YOUR OBJECTIVE
Transcribe every line from the top down to the line with "const orange = '#ED7D31';", both ends included, but not the pictures.

PROVIDED MATERIAL

::::::::

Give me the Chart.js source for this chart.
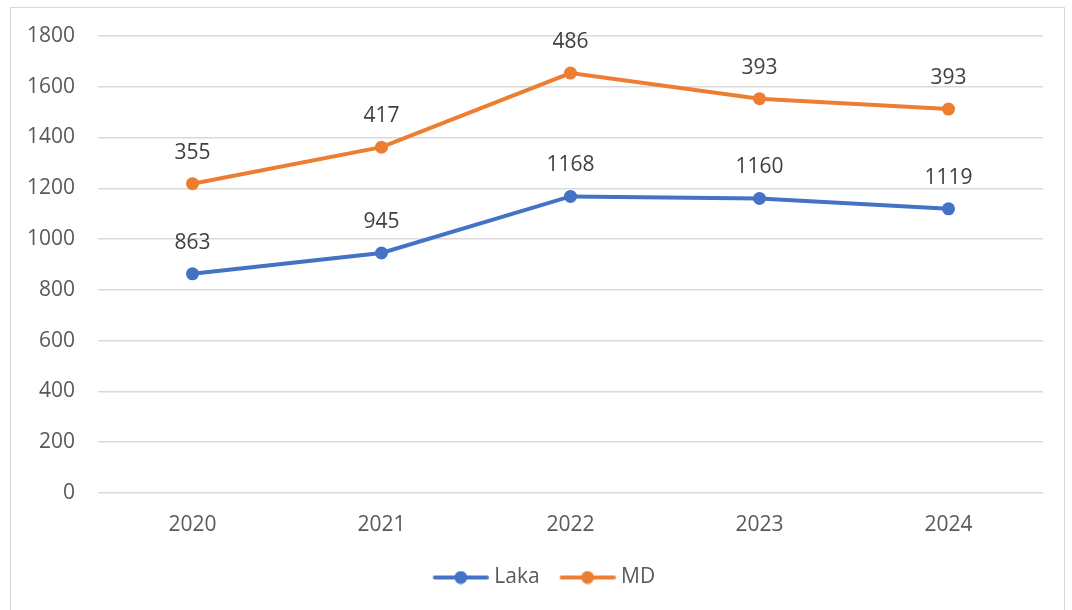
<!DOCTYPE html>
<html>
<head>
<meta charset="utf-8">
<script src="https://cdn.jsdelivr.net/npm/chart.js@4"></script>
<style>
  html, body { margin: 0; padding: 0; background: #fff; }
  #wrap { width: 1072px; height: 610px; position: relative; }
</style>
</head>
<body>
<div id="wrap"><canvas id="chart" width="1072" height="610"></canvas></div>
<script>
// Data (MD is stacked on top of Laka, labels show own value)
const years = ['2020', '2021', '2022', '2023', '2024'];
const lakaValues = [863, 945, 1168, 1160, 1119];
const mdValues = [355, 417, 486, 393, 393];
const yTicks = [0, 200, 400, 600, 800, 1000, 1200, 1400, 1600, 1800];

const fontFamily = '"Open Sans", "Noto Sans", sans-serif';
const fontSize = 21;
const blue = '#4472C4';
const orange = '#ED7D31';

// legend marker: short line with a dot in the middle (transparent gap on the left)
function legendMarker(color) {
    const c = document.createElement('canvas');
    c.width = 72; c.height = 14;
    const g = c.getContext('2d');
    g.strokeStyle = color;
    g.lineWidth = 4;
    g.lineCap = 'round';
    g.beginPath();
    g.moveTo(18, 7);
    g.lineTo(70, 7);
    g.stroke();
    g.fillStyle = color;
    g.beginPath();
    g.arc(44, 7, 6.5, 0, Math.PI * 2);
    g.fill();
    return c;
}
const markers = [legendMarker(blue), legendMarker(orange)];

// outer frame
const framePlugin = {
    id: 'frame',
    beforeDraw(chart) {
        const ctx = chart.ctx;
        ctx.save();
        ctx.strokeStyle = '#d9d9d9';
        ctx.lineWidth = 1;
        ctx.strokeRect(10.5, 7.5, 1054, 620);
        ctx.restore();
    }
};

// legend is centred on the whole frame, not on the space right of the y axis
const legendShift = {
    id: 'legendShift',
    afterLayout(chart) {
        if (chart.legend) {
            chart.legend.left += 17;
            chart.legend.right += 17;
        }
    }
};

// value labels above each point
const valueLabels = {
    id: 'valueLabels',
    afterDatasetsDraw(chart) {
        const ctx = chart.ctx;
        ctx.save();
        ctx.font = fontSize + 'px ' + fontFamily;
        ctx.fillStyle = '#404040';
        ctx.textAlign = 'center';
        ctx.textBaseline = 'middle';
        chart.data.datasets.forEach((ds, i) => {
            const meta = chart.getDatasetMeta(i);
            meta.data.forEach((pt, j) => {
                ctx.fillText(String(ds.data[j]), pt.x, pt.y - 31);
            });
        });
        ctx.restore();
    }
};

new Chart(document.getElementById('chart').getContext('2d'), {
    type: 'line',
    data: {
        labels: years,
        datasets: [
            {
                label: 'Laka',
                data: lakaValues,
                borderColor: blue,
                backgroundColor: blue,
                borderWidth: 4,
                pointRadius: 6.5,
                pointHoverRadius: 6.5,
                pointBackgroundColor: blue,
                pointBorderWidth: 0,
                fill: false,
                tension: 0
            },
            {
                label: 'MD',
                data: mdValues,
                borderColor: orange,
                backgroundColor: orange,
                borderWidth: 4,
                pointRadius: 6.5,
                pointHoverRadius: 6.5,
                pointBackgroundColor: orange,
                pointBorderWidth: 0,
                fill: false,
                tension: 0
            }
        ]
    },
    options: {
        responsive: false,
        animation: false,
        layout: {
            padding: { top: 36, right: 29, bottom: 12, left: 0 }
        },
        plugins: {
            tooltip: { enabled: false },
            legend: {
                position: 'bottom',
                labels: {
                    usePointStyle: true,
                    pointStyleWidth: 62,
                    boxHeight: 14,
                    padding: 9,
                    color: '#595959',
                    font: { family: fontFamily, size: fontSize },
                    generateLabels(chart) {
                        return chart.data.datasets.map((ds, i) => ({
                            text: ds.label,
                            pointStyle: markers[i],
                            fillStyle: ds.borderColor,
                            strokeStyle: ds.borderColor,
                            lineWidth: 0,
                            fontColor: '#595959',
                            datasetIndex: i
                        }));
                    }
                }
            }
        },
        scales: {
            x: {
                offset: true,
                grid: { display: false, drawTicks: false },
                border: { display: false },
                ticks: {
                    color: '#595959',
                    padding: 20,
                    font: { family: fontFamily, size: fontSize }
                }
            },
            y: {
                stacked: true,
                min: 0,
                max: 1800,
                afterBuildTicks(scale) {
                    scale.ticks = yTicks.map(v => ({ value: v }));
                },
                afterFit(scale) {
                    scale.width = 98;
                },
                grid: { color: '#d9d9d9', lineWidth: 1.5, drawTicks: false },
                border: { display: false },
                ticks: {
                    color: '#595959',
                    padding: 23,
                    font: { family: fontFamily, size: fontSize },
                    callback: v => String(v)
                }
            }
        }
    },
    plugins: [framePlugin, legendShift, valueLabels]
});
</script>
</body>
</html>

::::::::

WRITTEN ANSWER
Give me the Chart.js source for this chart.
<!DOCTYPE html>
<html>
<head>
<meta charset="utf-8">
<script src="https://cdn.jsdelivr.net/npm/chart.js@4"></script>
<style>
  html, body { margin: 0; padding: 0; background: #fff; }
  #wrap { width: 1072px; height: 610px; position: relative; }
</style>
</head>
<body>
<div id="wrap"><canvas id="chart" width="1072" height="610"></canvas></div>
<script>
// Data (MD is stacked on top of Laka, labels show own value)
const years = ['2020', '2021', '2022', '2023', '2024'];
const lakaValues = [863, 945, 1168, 1160, 1119];
const mdValues = [355, 417, 486, 393, 393];
const yTicks = [0, 200, 400, 600, 800, 1000, 1200, 1400, 1600, 1800];

const fontFamily = '"Open Sans", "Noto Sans", sans-serif';
const fontSize = 21;
const blue = '#4472C4';
const orange = '#ED7D31';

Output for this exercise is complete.